Predictions for Monday’s NBA Awards Show

With the inaugural NBA Awards Show just hours away, let’s get some last minute predictions for tonight’s categories.

Note: these are predictions for the NBA’s regular season awards. All of these choices are based upon production in the regular season only. Postseason results and statistics are not factored into the decision making process.

Rookie of The Year — Joel Embiid

The least amount of games a Rookie of The Year has played during the regular season was 50. Patrick Ewing did it in ’86, and Vince Carter accomplished the feat in ’99. Having only suited up for 31 games, the hesitation to cast a vote for Embiid is understandable. Malcolm Brogdon and Dario Saric are justifiable picks, but neither had the impact that Embiid had when healthy. “The Process” was a terror on both ends of the floor. Even with a minutes restriction, he anchored the paint on defense, and showed versatility within his offensive game. Had he been able to suit up for more games, this race wouldn’t be much of a debate. The award is for the league’s best rookie – and that was clearly and plainly Embiid.

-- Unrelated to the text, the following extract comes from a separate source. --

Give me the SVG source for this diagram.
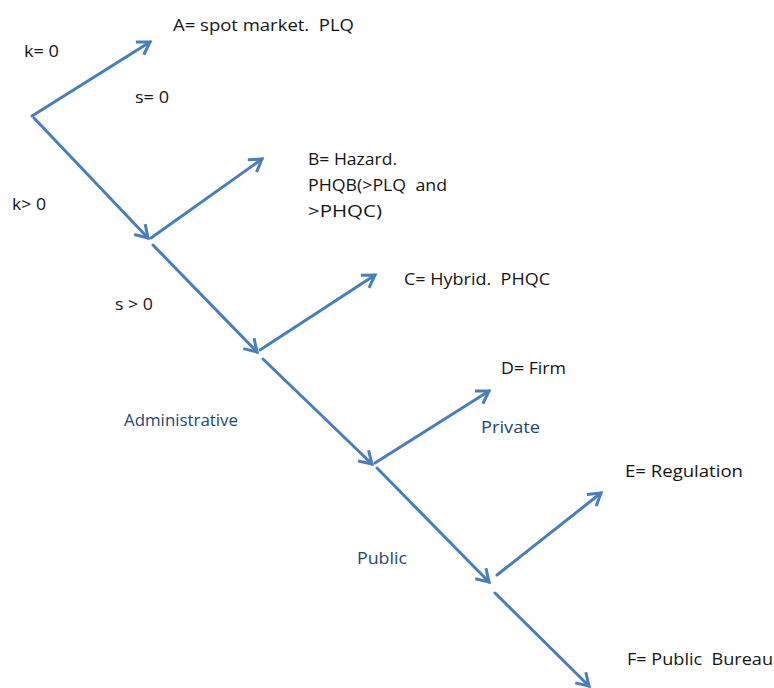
<svg xmlns="http://www.w3.org/2000/svg" width="774" height="688" viewBox="0 0 774 688">
  <style>
    .edge { stroke: #4a7ebb; stroke-width: 3; fill: none; stroke-linecap: round; marker-end: url(#open); }
    text { white-space: pre; font-family: "Open Sans", "Liberation Sans", sans-serif; font-size: 17px; }
    .lbl { font-weight: 500; fill: #141414; }
    .cond { font-weight: 500; fill: #24466f; }
  </style>
  <defs>
    <marker id="open" viewBox="0 0 12 12" refX="10" refY="6" markerWidth="6" markerHeight="6" orient="auto" markerUnits="strokeWidth">
      <path d="M2,1 L10,6 L2,11" fill="none" stroke="#4a7ebb" stroke-width="2" stroke-linejoin="miter"/>
    </marker>
  </defs>
  <rect width="774" height="688" fill="#ffffff"/>

  <g id="connectors">
    <line class="edge" x1="32" y1="116" x2="150" y2="42"/>
    <line class="edge" x1="34" y1="118" x2="148" y2="238"/>
    <line class="edge" x1="151" y1="238" x2="262" y2="159"/>
    <line class="edge" x1="153" y1="245" x2="257" y2="352"/>
    <line class="edge" x1="260" y1="350" x2="375" y2="275"/>
    <line class="edge" x1="263" y1="359" x2="372" y2="464"/>
    <line class="edge" x1="375" y1="463" x2="489" y2="391"/>
    <line class="edge" x1="377" y1="468" x2="489" y2="582"/>
    <line class="edge" x1="497" y1="575" x2="601" y2="493"/>
    <line class="edge" x1="495" y1="593" x2="589" y2="686"/>
  </g>

  <g id="node-a"><text class="lbl" x="173" y="31" textLength="181" lengthAdjust="spacingAndGlyphs">A= spot market.  PLQ</text></g>
  <g id="node-b">
    <text class="lbl" x="308" y="165" textLength="89" lengthAdjust="spacingAndGlyphs">B= Hazard.</text>
    <text class="lbl" x="308" y="191" textLength="139" lengthAdjust="spacingAndGlyphs">PHQB(&gt;PLQ  and</text>
    <text class="lbl" x="308" y="217" textLength="74" lengthAdjust="spacingAndGlyphs">&gt;PHQC)</text>
  </g>
  <g id="node-c"><text class="lbl" x="404" y="285" textLength="146" lengthAdjust="spacingAndGlyphs">C= Hybrid.  PHQC</text></g>
  <g id="node-d"><text class="lbl" x="501" y="374" textLength="65" lengthAdjust="spacingAndGlyphs">D= Firm</text></g>
  <g id="node-e"><text class="lbl" x="625" y="477" textLength="118" lengthAdjust="spacingAndGlyphs">E= Regulation</text></g>
  <g id="node-f"><text class="lbl" x="627" y="665" textLength="146" lengthAdjust="spacingAndGlyphs">F= Public  Bureau</text></g>

  <g id="edge-labels">
    <text class="lbl" x="24" y="57" textLength="35" lengthAdjust="spacingAndGlyphs">k= 0</text>
    <text class="lbl" x="135" y="103" textLength="34" lengthAdjust="spacingAndGlyphs">s= 0</text>
    <text class="lbl" x="12" y="210" textLength="34" lengthAdjust="spacingAndGlyphs">k&gt; 0</text>
    <text class="lbl" x="115" y="310" textLength="38" lengthAdjust="spacingAndGlyphs">s &gt; 0</text>
    <text class="cond" x="124" y="426" textLength="114" lengthAdjust="spacingAndGlyphs">Administrative</text>
    <text class="cond" x="481" y="433" textLength="59" lengthAdjust="spacingAndGlyphs">Private</text>
    <text class="cond" x="357" y="564" textLength="50" lengthAdjust="spacingAndGlyphs">Public</text>
  </g>
</svg>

Most Improved Player — Giannis Antetokounmpo

‘The Greek Freak’ took a massive leap forward in his fourth season, asserting himself as an elite player in the league. Giannis’ skill level seems to have caught up to his freakish body — as he posted career highs in points, rebounds, assists, steals, blocks, and field-goal percentage. Making his first All-Star team appearance — along with winning this award — indicates that this is the start of something special for Giannis.

Sixth Man of the Year — Eric Gordon

There haven’t been too many times where two players on the same team were in the running for this award, but Gordon finds himself edging teammate Lou Williams (and the Warriors’ Andre Iguodala) by just a hair. Gordon kept the Rockets afloat throughout the year while James Harden rested — taking over ball handling duties and knocking down threes at a high rate. It was one of the best years of Gordon’s career, and it will be satisfying to see him be rewarded for it.

Defensive Player of the Year — Draymond Green

The bridesmaid finally has their day. Green takes home the Defensive Player of the Year after finishing as the runner-up in each of the last two seasons. The Warriors have talented defensive players across the floor in Klay Thompson, Kevin Durant and Iguodala, but the team takes it to the next level when Green is out there. His ability to switch onto guards, protect the paint, and disrupt passing lanes make him one of the league’s most feared defenders. Green was top-five in the league in almost all major advanced defensive categories, and set career highs in both Defensive Win Shares and Defensive Box Plus/Minus. Golden State’s defense was elite when Green was on the floor all season long.

Coach of The Year — Erik Spoelstra

Mike D’Antoni has a legitimate gripe if the award doesn’t go his way, but we have to tip our cap at the work Spoelstra did this season. After starting the season 11-30, the Heat did a complete flip by finishing the season with a 41-41 record. Spoelstra is well regarded for his ability to get the most out of his players. Goran Dragic, Hassan Whiteside, and Dion Waiters played the best basketball of their careers, and players like Josh Richardson, James Johnson and Tyler Johnson were solid contributors as well. Missing the playoffs hurt his chances, but that shouldn’t cloud the job he did with an imperfect group.

Most Valuable Player (MVP) — Russell Westbrook

With a month left in the season, this award belonged to James Harden. Then, “End of Season Brodie” happened. Westbrook lit up scoreboards with his mass amount of triple-doubles. No team leaned on their star player more than Russ, and he delivered time and time again with gutsy performances. Averaging a triple-double and breaking Oscar Robertson’s single season mark is impressive, but numbers don’t tell the entire story for Westbrook’s remarkable year. His energy level never faltered, as he continuously pushed the ball in transition for a Thunder team that lacked any other ball handlers. Russ was simply a force all season long.